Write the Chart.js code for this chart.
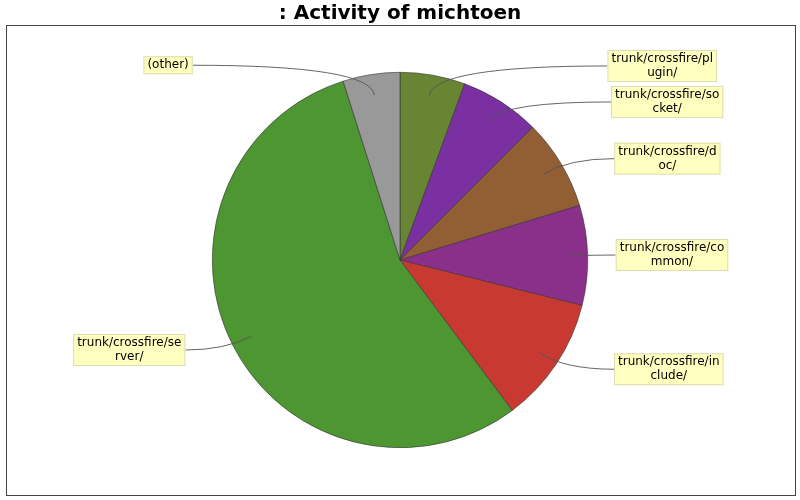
<!DOCTYPE html>
<html>
<head>
<meta charset="utf-8">
<script src="https://cdn.jsdelivr.net/npm/chart.js@4/dist/chart.umd.min.js"></script>
<style>
  html, body { margin: 0; padding: 0; background: #fff; }
  #wrap { width: 800px; height: 500px; }
</style>
</head>
<body>
<div id="wrap"><canvas id="myChart" width="800" height="500"></canvas></div>
<script>
// slices, clockwise from 12 o'clock
var categories = ['trunk/crossfire/plugin/', 'trunk/crossfire/socket/', 'trunk/crossfire/doc/',
                  'trunk/crossfire/common/', 'trunk/crossfire/include/', 'trunk/crossfire/server/', '(other)'];
var values = [5.6, 6.9, 7.8, 8.6, 10.9, 55.3, 4.9];
var colors = ['#678533', '#7a30a0', '#915f33', '#8a2f8a', '#c83a31', '#4e9632', '#999999'];

var labelFont = 12;

// yellow label boxes with curved leader lines
var pieLabels = {
    id: 'pieLabels',
    beforeDraw: function (chart) {
        var c = chart.ctx;
        c.save();
        c.strokeStyle = '#444';
        c.lineWidth = 1;
        c.strokeRect(6.5, 25.5, 789, 470);
        c.restore();
    },
    afterDatasetsDraw: function (chart) {
        var c = chart.ctx;
        var meta = chart.getDatasetMeta(0);
        c.save();
        c.font = labelFont + 'px "DejaVu Sans"';
        var maxW = 105.1 * labelFont / 12;
        var lineH = 14;
        var items = [];
        meta.data.forEach(function (arc, i) {
            var p = arc.getProps(['x', 'y', 'startAngle', 'endAngle', 'outerRadius']);
            var R = p.outerRadius;
            var mid = (p.startAngle + p.endAngle) / 2;
            var cs = Math.cos(mid), sn = Math.sin(mid);
            var it = {
                ax: p.x + cs * R * 0.89, ay: p.y + sn * R * 0.89,
                kx: p.x + cs * R * 1.05, ky: p.y + sn * R * 1.05,
                right: cs >= 0
            };
            it.ex = it.right ? p.x + R + 18 + 10 * Math.abs(cs) : p.x - R - 18 - 10 * Math.abs(cs);
            // wrap text by width
            var txt = categories[i], lines = [], cur = '';
            for (var k = 0; k < txt.length; k++) {
                if (cur && c.measureText(cur + txt[k]).width > maxW) { lines.push(cur); cur = ''; }
                cur += txt[k];
            }
            lines.push(cur);
            var w = 0;
            lines.forEach(function (l) { w = Math.max(w, c.measureText(l).width); });
            it.lines = lines;
            it.bw = w + 8;
            it.bh = lines.length * lineH + 4;
            it.ly = it.ky;
            items.push(it);
        });

        // push overlapping labels apart, per side
        [true, false].forEach(function (side) {
            var s = items.filter(function (it) { return it.right === side; })
                         .sort(function (a, b) { return a.ky - b.ky; });
            for (var j = 1; j < s.length; j++) {
                var minY = s[j - 1].ly + s[j - 1].bh / 2 + 4 + s[j].bh / 2;
                if (s[j].ly < minY) s[j].ly = minY;
            }
        });

        items.forEach(function (it) {
            var bx = it.right ? it.ex : it.ex - it.bw;
            var by = it.ly - it.bh / 2;

            c.strokeStyle = '#555';
            c.lineWidth = 0.9;
            c.beginPath();
            c.moveTo(it.ax, it.ay);
            c.quadraticCurveTo(it.kx, it.ly, it.ex, it.ly);
            c.stroke();

            c.fillStyle = '#ffffc0';
            c.fillRect(bx, by, it.bw, it.bh);
            c.strokeStyle = '#dcdcb0';
            c.lineWidth = 1;
            c.strokeRect(bx + 0.5, by + 0.5, it.bw - 1, it.bh - 1);
            c.fillStyle = '#000';
            c.textAlign = 'center';
            c.textBaseline = 'middle';
            it.lines.forEach(function (l, j) {
                c.fillText(l, bx + it.bw / 2, by + 2 + lineH * (j + 0.5));
            });
        });
        c.restore();
    }
};

var dates = {
    type: 'pie',
    data: {
        labels: categories,
        datasets: [{
            data: values,
            backgroundColor: colors,
            borderColor: '#333',
            borderWidth: 0.6
        }]
    },
    options: {
        responsive: false,
        animation: false,
        layout: { padding: { top: 1, bottom: 52 } },
        plugins: {
            legend: { display: false },
            tooltip: { enabled: false },
            title: {
                display: true,
                text: ': Activity of michtoen',
                color: '#000',
                font: { family: '"DejaVu Sans"', size: 20, weight: 'bold', lineHeight: 1.2 },
                padding: { top: 1, bottom: 46 }
            }
        }
    },
    plugins: [pieLabels]
};

const ctx = document.getElementById('myChart').getContext('2d');
const myChart = new Chart(ctx, dates);
</script>
</body>
</html>
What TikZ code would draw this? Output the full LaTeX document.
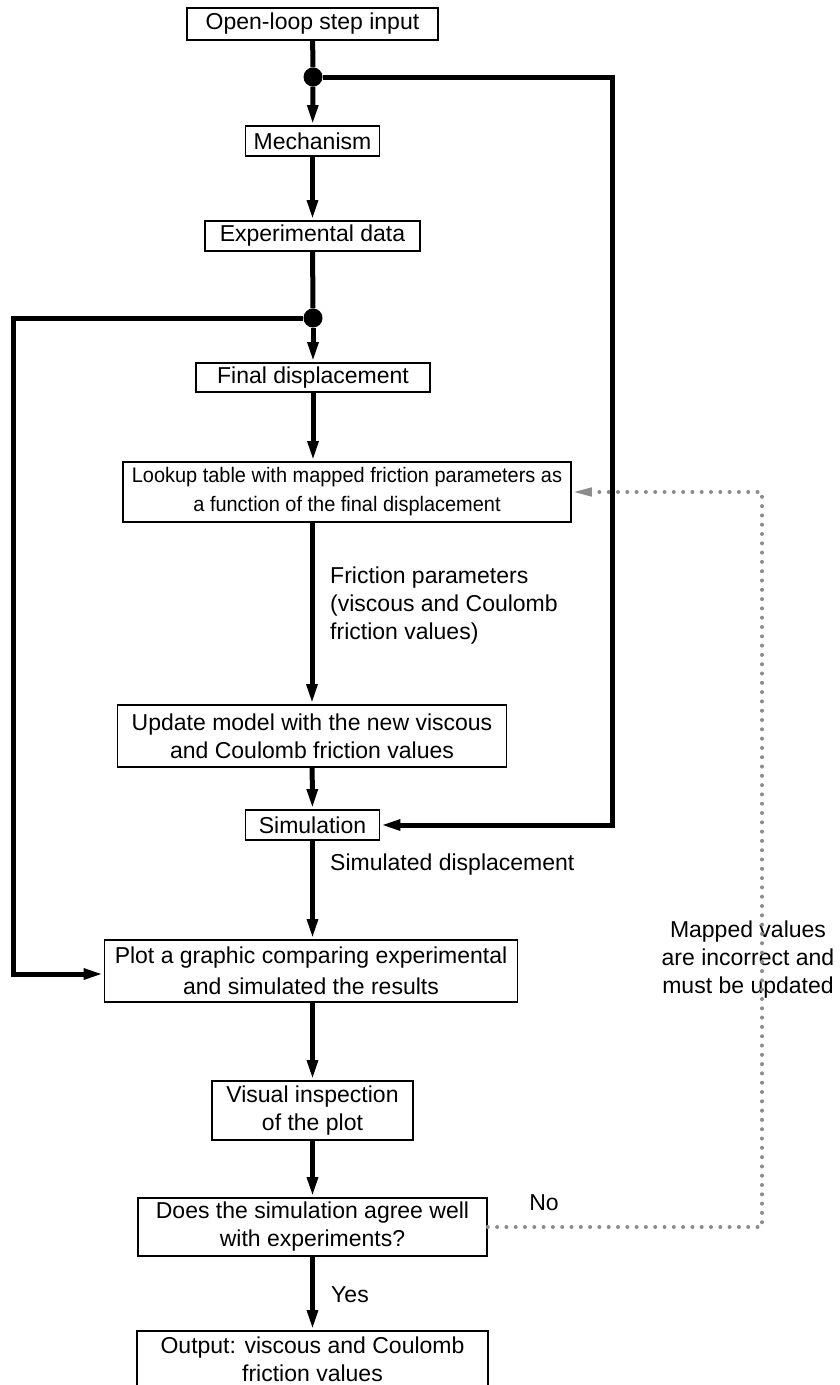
\documentclass[tikz,border=0pt]{standalone}
\usepackage{fontspec}
\setmainfont{Liberation Sans}
\newfontfamily\narrowsans{Liberation Sans}[FakeStretch=0.95]
\usetikzlibrary{arrows.meta}
\definecolor{dotgray}{RGB}{140,140,140}
\begin{document}
\begin{tikzpicture}[x=1pt,y=-1pt,
  txt/.style={font=\fontsize{23}{28}\selectfont},
  box/.style={txt, draw=black, line width=1.6pt, fill=white, inner sep=0pt, align=center},
  lbl/.style={txt, inner sep=0pt, align=left},
  wire/.style={line width=5pt},
  flow/.style={wire, -{Triangle[length=20pt,width=10pt]}},
  back/.style={draw=dotgray, line width=4pt, line cap=round, dash pattern=on 0pt off 9.3pt,
    -{Triangle[length=20pt,width=8pt,fill=dotgray]}},
  junction/.style={circle, fill=black, inner sep=0pt, minimum size=19pt}
]
\useasboundingbox (0,0) rectangle (840,1385);
\clip (0,0) rectangle (840,1385);

% boxes of the flow chart
\node[box, minimum width=251pt, minimum height=32pt] (open) at (312.5,24) {Open-loop step input};
\node[junction] (j1) at (313,77) {};
\node[box, minimum width=134pt, minimum height=30pt] (mech) at (312.5,141) {Mechanism};
\node[box, minimum width=215pt, minimum height=30pt] (exp) at (312.5,236) {Experimental data};
\node[junction] (j2) at (313,318) {};
\node[box, minimum width=234pt, minimum height=29pt] (final) at (313,377.5) {Final displacement};
\node[box, minimum width=448pt, minimum height=60pt, font=\narrowsans\fontsize{21}{29}\selectfont] (lookup) at (347,492)
  {Lookup table with mapped friction parameters as\\a function of the final displacement};
\node[box, minimum width=389pt, minimum height=62pt] (update) at (312,736)
  {Update model with the new viscous\\and Coulomb friction values};
\node[box, minimum width=134pt, minimum height=30pt] (sim) at (312.5,825) {Simulation};
\node[box, minimum width=413pt, minimum height=62pt, font=\fontsize{23}{31}\selectfont] (plot) at (311,971)
  {Plot a graphic comparing experimental\\and simulated the results};
\node[box, minimum width=201pt, minimum height=59pt] (visual) at (312.5,1110.5)
  {Visual inspection\\of the plot};
\node[box, minimum width=349pt, minimum height=58pt] (does) at (312.5,1227)
  {Does the simulation agree well\\with experiments?};
\node[box, minimum width=351pt, minimum height=57pt] (output) at (312.5,1359.5)
  {Output: viscous and Coulomb\\friction values};

% labels
\node[lbl, anchor=west] (fric) at (330,606)
  {Friction parameters\\(viscous and Coulomb\\friction values)};
\node[lbl, anchor=west] (simd) at (330,865) {Simulated displacement};
\node[lbl, align=center] (mapped) at (748,960)
  {Mapped values\\are incorrect and\\must be updated};
\node[lbl] (no) at (544,1203) {No};
\node[lbl] (yes) at (350,1295) {Yes};

% routing corners
\coordinate (rt) at (612,0);
\coordinate (lf) at (13,0);
\coordinate (dr) at (762,0);
\coordinate (plotin) at (0,974);

% feedback and side branches (drawn first, under the label text)
\draw[back] (does.east) -- (does.east -| dr) -- (dr |- lookup.east) -- (lookup.east);
\draw[flow] (j1) -- (j1 -| rt) -- (rt |- sim.east) -- (sim.east);
\draw[flow] (j2) -- (j2 -| lf) -- (lf |- plotin) -- (plot.west |- plotin);

% main flow
\draw[wire] (open) -- (j1);
\draw[flow] (j1) -- (mech);
\draw[flow] (mech) -- (exp);
\draw[wire] (exp) -- (j2);
\draw[flow] (j2) -- (final);
\draw[flow] (final) -- (final.south |- lookup.north);
\draw[flow] (lookup.south -| update) -- (update);
\draw[flow] (update) -- (sim);
\draw[flow] (sim) -- (sim |- plot.north);
\draw[flow] (plot.south -| visual) -- (visual);
\draw[flow] (visual) -- (does);
\draw[flow] (does) -- (output);
\end{tikzpicture}
\end{document}
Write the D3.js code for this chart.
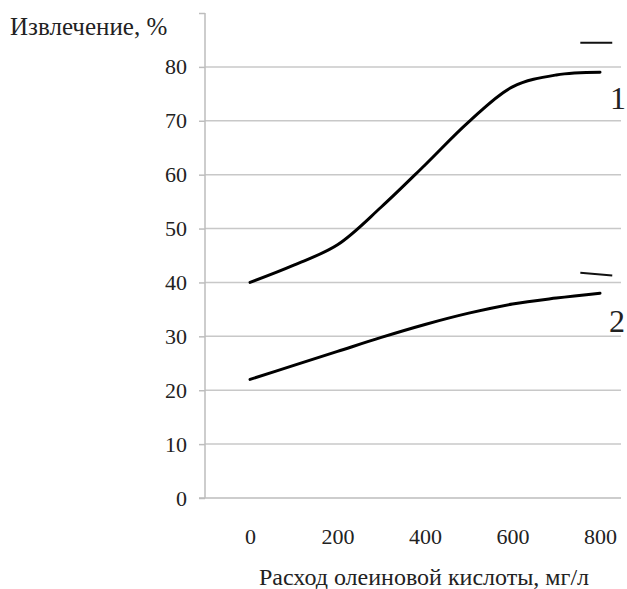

------------------------

→ What is required
Repeat the records above exactly, from the first line through the line containing "var labelFont = 12;", and leave out the pictures.

→ Solution to the exercise
Write the Chart.js code for this chart.
<!DOCTYPE html>
<html>
<head>
<meta charset="utf-8">
<script src="https://cdn.jsdelivr.net/npm/chart.js@4/dist/chart.umd.min.js"></script>
<style>
  html, body { margin: 0; padding: 0; background: #fff; }
  #wrap { width: 800px; height: 500px; }
</style>
</head>
<body>
<div id="wrap"><canvas id="myChart" width="800" height="500"></canvas></div>
<script>
// slices, clockwise from 12 o'clock
var categories = ['trunk/crossfire/plugin/', 'trunk/crossfire/socket/', 'trunk/crossfire/doc/',
                  'trunk/crossfire/common/', 'trunk/crossfire/include/', 'trunk/crossfire/server/', '(other)'];
var values = [5.6, 6.9, 7.8, 8.6, 10.9, 55.3, 4.9];
var colors = ['#678533', '#7a30a0', '#915f33', '#8a2f8a', '#c83a31', '#4e9632', '#999999'];

var labelFont = 12;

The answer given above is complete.